Highway 17 project showing progress
Published 1:05 pm Wednesday, November 21, 2007
Consider it another piece in the puzzle.
Just in time for Thanksgiving, six miles of U.S. Highway 17 between Jacksonville and Belgrade in Onslow County have been upgraded to a limited-access, four-lane road. It opens today.
That may not be of immediate interest to drivers in Beaufort County, but it represents another link in the larger chain of a four-lane U.S. 17 throughout North Carolina.
The widening project has been decades in the works, but we hope it won’t be decades more before it becomes reality.
According to North Carolina Department of Transportation resident engineer Chad Kimes, work on the $20 million Onslow County project began in early 2005, so it took nearly three years to complete.
The Jacksonville-to-Belgrade segment is part of a larger project that DOT lists as R-2514 on its Transportation Improvement Program. In all, the project will extend 21.4 miles from the four-lane highway north of Jacksonville, eventually tying into the proposed New Bern bypass along existing U.S. 17 in southern Craven County. Should agreement be reached on appropriate routes, the improved highway would bypass Maysville and Pollocksville in Jones County. Because of delays and lack of funding, expenditures for right-of-way acquisitions and construction for the remaining segments are not expected before 2011. Some $72 million of the remaining $214 million cost is still not funded, according to the TIP.

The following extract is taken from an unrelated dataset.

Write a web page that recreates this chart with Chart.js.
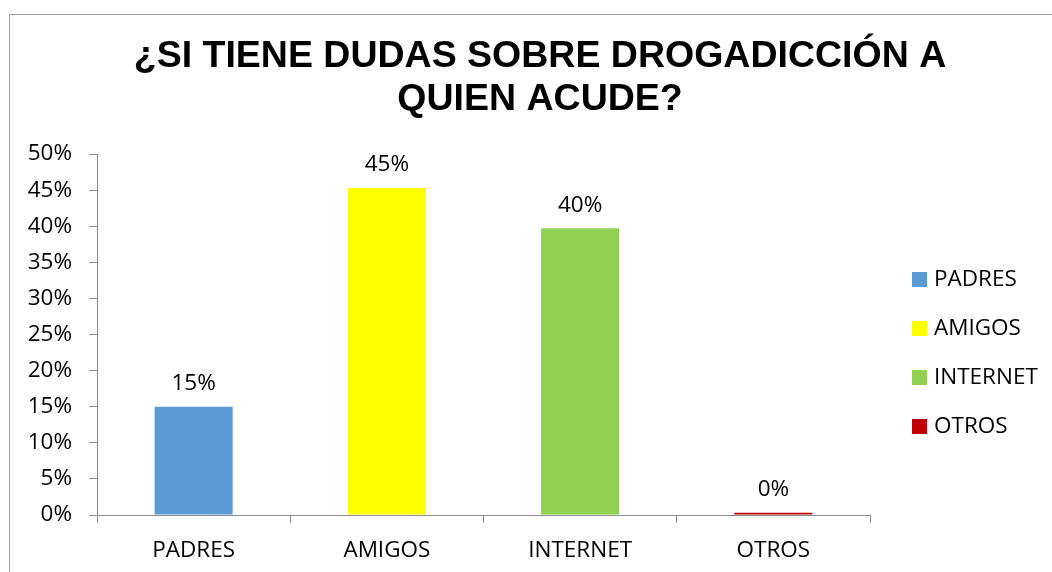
<!DOCTYPE html>
<html>
<head>
<meta charset="utf-8">
<script src="https://cdn.jsdelivr.net/npm/chart.js@4.4.1/dist/chart.umd.min.js"></script>
<style>
  html, body { margin: 0; padding: 0; background: #fff; }
</style>
</head>
<body>
<canvas id="chart" width="1052" height="572"></canvas>
<script>
const categories = ["PADRES", "AMIGOS", "INTERNET", "OTROS"];
const values = [15, 45.3, 39.7, 0.3];
const barColors = ["#5B9BD5", "#FFFF00", "#92D050", "#C00000"];
const titleLines = ["¿SI TIENE DUDAS SOBRE DROGADICCIÓN A", "QUIEN ACUDE?"];

const labelFont = "'Open Sans', sans-serif";

const frame = {
    id: "frame",
    beforeDraw: (chart) => {
        const { ctx } = chart;
        ctx.save();
        ctx.fillStyle = "#fff";
        ctx.fillRect(0, 0, chart.width, chart.height);
        ctx.strokeStyle = "#a0a0a0";
        ctx.lineWidth = 1;
        ctx.strokeRect(9.5, 14.5, 1200, 700);
        // title
        ctx.fillStyle = "#000";
        ctx.font = "bold 37.5px 'Liberation Sans', Arial, sans-serif";
        ctx.textAlign = "center";
        ctx.textBaseline = "middle";
        ctx.fillText(titleLines[0], 540, 57);
        ctx.fillText(titleLines[1], 540, 100);
        ctx.restore();
    },
};

const valueLabels = {
    id: "valueLabels",
    afterDatasetsDraw: (chart) => {
        const { ctx } = chart;
        const meta = chart.getDatasetMeta(0);
        ctx.save();
        ctx.fillStyle = "#000";
        ctx.font = "22.5px " + labelFont;
        ctx.textAlign = "center";
        ctx.textBaseline = "bottom";
        meta.data.forEach((bar, i) => {
            ctx.fillText(Math.round(values[i]) + "%", bar.x, bar.y - 12);
        });
        ctx.restore();
    },
};

const sideLegend = {
    id: "sideLegend",
    afterDraw: (chart) => {
        const { ctx, chartArea } = chart;
        const x = chartArea.right + 42;
        const y0 = 279;
        const step = 49;
        ctx.save();
        ctx.font = "22.5px " + labelFont;
        ctx.textAlign = "left";
        ctx.textBaseline = "middle";
        categories.forEach((c, i) => {
            const y = y0 + i * step;
            ctx.fillStyle = barColors[i];
            ctx.fillRect(x, y - 7, 15, 15);
            ctx.fillStyle = "#000";
            ctx.fillText(c, x + 22, y + 1);
        });
        ctx.restore();
    },
};

new Chart(document.getElementById("chart"), {
    type: "bar",
    data: {
        labels: categories,
        datasets: [
            {
                data: values,
                backgroundColor: barColors,
                borderWidth: 0,
                categoryPercentage: 1,
                barPercentage: 0.404,
            },
        ],
    },
    options: {
        responsive: false,
        animation: false,
        events: [],
        layout: {
            padding: { left: 0, right: 182, top: 154, bottom: 0 },
        },
        plugins: {
            legend: { display: false },
            title: { display: false },
            tooltip: { enabled: false },
        },
        scales: {
            y: {
                min: 0,
                max: 50,
                afterFit: (scale) => { scale.width = 97; },
                ticks: {
                    stepSize: 5,
                    padding: 17,
                    color: "#000",
                    font: { family: labelFont, size: 22.5 },
                    callback: (v) => v + "%",
                },
                grid: {
                    drawOnChartArea: false,
                    tickLength: 8,
                    color: "#8c8c8c",
                },
                border: { color: "#8c8c8c" },
            },
            x: {
                afterFit: (scale) => { scale.height = 57; },
                ticks: {
                    padding: 14,
                    color: "#000",
                    font: { family: labelFont, size: 22.5 },
                },
                grid: {
                    drawOnChartArea: false,
                    tickLength: 8,
                    color: "#8c8c8c",
                },
                border: { color: "#8c8c8c" },
            },
        },
    },
    plugins: [frame, valueLabels, sideLegend],
});
</script>
</body>
</html>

The Highway 17 Transportation Association in North Carolina was created in 1975 through a collaboration of local government and civic leaders up and down the U.S. 17 corridor. The association’s mission is to ensure the construction of a controlled-access, four-lane U.S. 17 from Virginia to South Carolina. Finlayson seems pleased with the progress made in his first year at the helm of the group.
One doesn’t have to look to Onslow County to see more progress. The construction of the U.S. 17 bypass at Washington is making solid progress. What makes the Washington project so grand is the giant bridge it will require to span the Tar River. Building a four-lane road over dry land is one thing. Spanning a river and wetlands is another. The Washington project is 10 times the cost of the Onslow County project that opens today.
Again, a crucial piece of the puzzle.
The good news is that funding to purchase the remaining land needed to construct a four-lane U.S. 17 between Washington and Williamston has been acquired. At the beginning of the month, a draft of the 2009 N.C. Transportation Improvement Program was released, including an $8.5 million line item that will cover the remaining balance that was required to purchase the rights-of-way for State Road 2511, Finlayson said.
That’s good news for the Inner Banks as a whole.